Democrats (and some wayward Republicans) have been using every tool at their disposal to politically engineer our auto fleet. They have failed. Americans like vehicles with many different profiles. Some like low-range electric vehicles for buzzing around town. Most others prefer larger, more powerful internal combustion engine vehicles that can go greater distances on road trips and fuel up in a matter of minutes. 

EV policy to this point has been to hand more money to the rich in the form of credits and rebates. Those credits and rebates subsidize what is usually the second, third, or fourth car for wealthy people on the coasts. Senate Dems even admit “low-income households generally do not have access to government and utility programs that promote…electric vehicles.” 

Yet Senate Dems call for more of the same, extending and expanding EV tax credits.

3) “The Case for Climate Action” also talks a big game on job creation, overlooking the uninspiring results of the green stimulus enacted during Barack Obama’s first term just a decade ago. As David Kreutzer documents in The Washington Times, “The down-trodden are always invoked, but rarely helped by plans to reorganize industries and the economy.  The Obama-Biden Stimulus Package failed on its green-jobs promise but did not fail to deliver hundreds of billions to the well-connected.” Democrats, once again, are making promises they can’t fulfill. Genuine, viable, economically-valuable jobs come through market-driven, in-demand production, not political deals.

4) The Senate Democrats are perpetuating the Joe Biden campaign myth that an economy-disrupting anti-fossil energy crusade will somehow be a pro-American endeavor. The United States is the world leader in oil and gas. China controls much of the global trade in the components necessary for solar panels and wind turbines. The idea that abandoning some of our greatest economic strengths and geopolitical assets in favor of a politically-preferred alternative on the grounds that it will make our country stronger defies logic.

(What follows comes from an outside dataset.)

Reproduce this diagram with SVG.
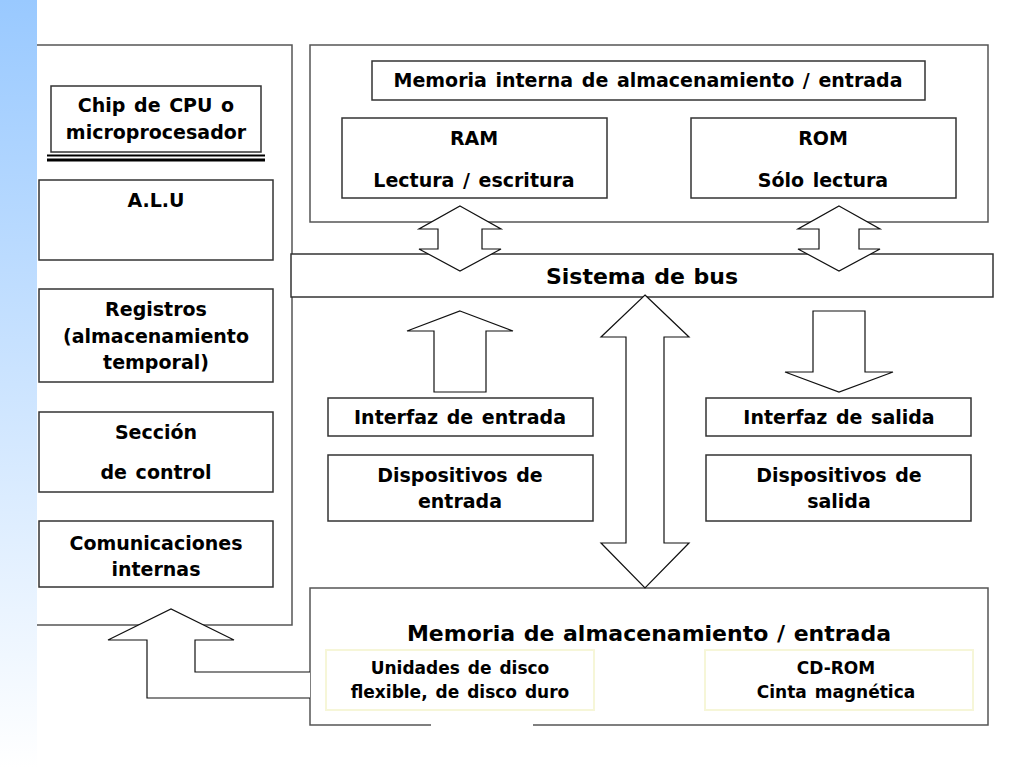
<svg xmlns="http://www.w3.org/2000/svg" width="1024" height="768" viewBox="0 0 1024 768">
<defs>
<linearGradient id="bar" x1="0" y1="0" x2="0" y2="1">
<stop offset="0" stop-color="#99c9ff"/>
<stop offset="1" stop-color="#ffffff"/>
</linearGradient>
<style>
.box{fill:#fff;stroke:#333;stroke-width:1.5}
.cont{fill:none;stroke:#555;stroke-width:1.5}
.soft{fill:#fff;stroke:#f6f6d8;stroke-width:2}
.arr{fill:#fff;stroke:#111;stroke-width:1.2;stroke-linejoin:miter}
text{font-family:"DejaVu Sans","Liberation Sans",sans-serif;font-weight:bold;fill:#000;text-anchor:middle;dominant-baseline:central}
.t{font-size:19px;word-spacing:2px}
.s{font-size:17px;word-spacing:2px}
.l{font-size:22px;word-spacing:1px}
</style>
</defs>
<rect width="1024" height="768" fill="#fff"/>
<rect x="0" y="0" width="37" height="768" fill="url(#bar)"/>

<g id="cpu-container">
<path class="cont" d="M37,45 H292 V625 H37"/>
</g>
<g id="chip">
<rect class="box" x="51" y="86" width="210" height="66"/>
<text class="t" x="156" y="105">Chip de CPU o</text>
<text class="t" x="156" y="132">microprocesador</text>
<line x1="47" y1="155.5" x2="265" y2="155.5" stroke="#000" stroke-width="2"/>
<line x1="47" y1="160" x2="265" y2="160" stroke="#000" stroke-width="3"/>
</g>
<g id="alu">
<rect class="box" x="39" y="180" width="234" height="80"/>
<text class="t" x="156" y="200">A.L.U</text>
</g>
<g id="registros">
<rect class="box" x="39" y="289" width="234" height="93"/>
<text class="t" x="156" y="309">Registros</text>
<text class="t" x="156" y="336">(almacenamiento</text>
<text class="t" x="156" y="362">temporal)</text>
</g>
<g id="control">
<rect class="box" x="39" y="412" width="234" height="80"/>
<text class="t" x="156" y="432">Sección</text>
<text class="t" x="156" y="472">de control</text>
</g>
<g id="comunicaciones">
<rect class="box" x="39" y="521" width="234" height="66"/>
<text class="t" x="156" y="543">Comunicaciones</text>
<text class="t" x="156" y="569">internas</text>
</g>

<g id="memoria-interna">
<rect class="cont" x="310" y="45" width="678" height="177"/>
<rect class="box" x="372" y="61" width="553" height="39"/>
<text class="t" x="648" y="80">Memoria interna de almacenamiento / entrada</text>
</g>
<g id="ram">
<rect class="box" x="342" y="118" width="265" height="80"/>
<text class="t" x="474" y="138">RAM</text>
<text class="t" x="474" y="180">Lectura / escritura</text>
</g>
<g id="rom">
<rect class="box" x="691" y="118" width="265" height="80"/>
<text class="t" x="823" y="138">ROM</text>
<text class="t" x="823" y="180">Sólo lectura</text>
</g>

<g id="bus">
<rect class="box" x="291" y="254" width="702" height="43"/>
<text class="l" x="642" y="276">Sistema de bus</text>
</g>

<g id="interfaz-entrada">
<rect class="box" x="328" y="398" width="265" height="38"/>
<text class="t" x="460" y="417">Interfaz de entrada</text>
</g>
<g id="dispositivos-entrada">
<rect class="box" x="328" y="455" width="265" height="66"/>
<text class="t" x="460" y="475">Dispositivos de</text>
<text class="t" x="460" y="501">entrada</text>
</g>
<g id="interfaz-salida">
<rect class="box" x="706" y="398" width="265" height="38"/>
<text class="t" x="839" y="417">Interfaz de salida</text>
</g>
<g id="dispositivos-salida">
<rect class="box" x="706" y="455" width="265" height="66"/>
<text class="t" x="839" y="475">Dispositivos de</text>
<text class="t" x="839" y="501">salida</text>
</g>

<g id="memoria-almacenamiento">
<rect x="310" y="588" width="678" height="137" fill="#fff"/>
<path class="cont" d="M431,725 H310 V588 H988 V725 H533"/>
<text class="l" x="649" y="633">Memoria de almacenamiento / entrada</text>
<rect class="soft" x="326" y="650" width="268" height="60"/>
<text class="s" x="460" y="668">Unidades de disco</text>
<text class="s" x="460" y="692">flexible, de disco duro</text>
<rect class="soft" x="705" y="650" width="268" height="60"/>
<text class="s" x="836" y="668">CD-ROM</text>
<text class="s" x="836" y="692">Cinta magnética</text>
</g>

<g id="connectors">
<polygon class="arr" points="460,206 501,229 482,229 482,249 501,249 460,271 419,249 438,249 438,229 419,229"/>
<polygon class="arr" points="839,206 880,229 859,229 859,249 880,249 839,271 798,249 819,249 819,229 798,229"/>
<polygon class="arr" points="460,311 513,331 486,331 486,392 434,392 434,331 407,331"/>
<polygon class="arr" points="813,311 865,311 865,372 893,372 839,392 785,372 813,372"/>
<polygon class="arr" points="645,295 689,337 664,337 664,543 689,543 645,588 601,543 626,543 626,337 601,337"/>
<path class="arr" d="M310,672 H195 V640 H234 L171,609 L108,640 H147 V698 H310"/>
</g>
</svg>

China’s economy isn’t a model.

Conclusion

The Senate Democrats’ “Case for Climate Action” peddles the same tired wish list Big Green, Inc. has been after for years: more money for non-viable technologies that at best fill a niche role in our energy economy. The plan is dressed up as an investment in America’s potential, but it calls for the abandonment of our greatest energy strengths. 

The “Case for Climate Action” is a political document in an election year, not a set of serious recommendations for creating prosperity.